Britain, France, Germany and Italy have already announced their intentions to join the Asian Infrastructure Investment Bank -- which is viewed by some as a competitor to the World Bank and the Manila-based Asian Development Bank.

Switzerland will formally become a founding member of the bank later this month if approved by other members, China's finance ministry said in a statement late Friday.

A separate ministry statement said Luxembourg had also applied.

China's finance chief Lou Jiwei on Friday said the bank had 27 "prospective" founding members, the official Xinhua news agency reported, adding the application deadline is March 31.

The bank, which will support infrastructure projects in Asia, is expected to be set up before the end of this year, Xinhua said.
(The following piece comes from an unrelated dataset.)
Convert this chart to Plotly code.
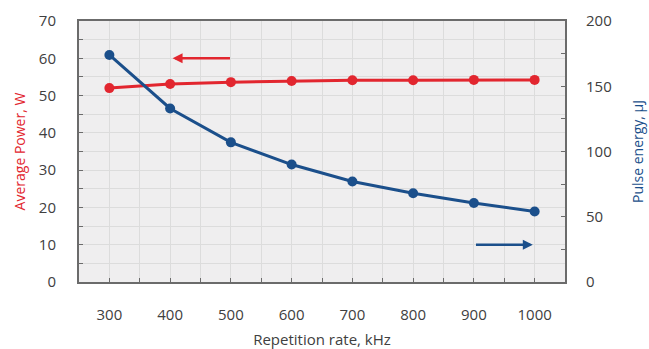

Head of the Organisation for Economic Co-Operation and Development (OECD), Angel Gurria, on Friday welcomed participation in the bank by European countries.

"The fact that some of the European countries are now associating with the project makes me even more convinced that it is going to be run in a very professional, transparent way," he said in Beijing.

But US officials have expressed caution amid worries the institution could undermine the World Bank.

US Treasury Secretary Jacob Lew has said Washington's main concern was whether the bank would "adhere to the kind of high standards that the international financial institutions have developed".

"Will it protect the rights of workers, the environment, will it deal with corruption issues appropriately?" he said.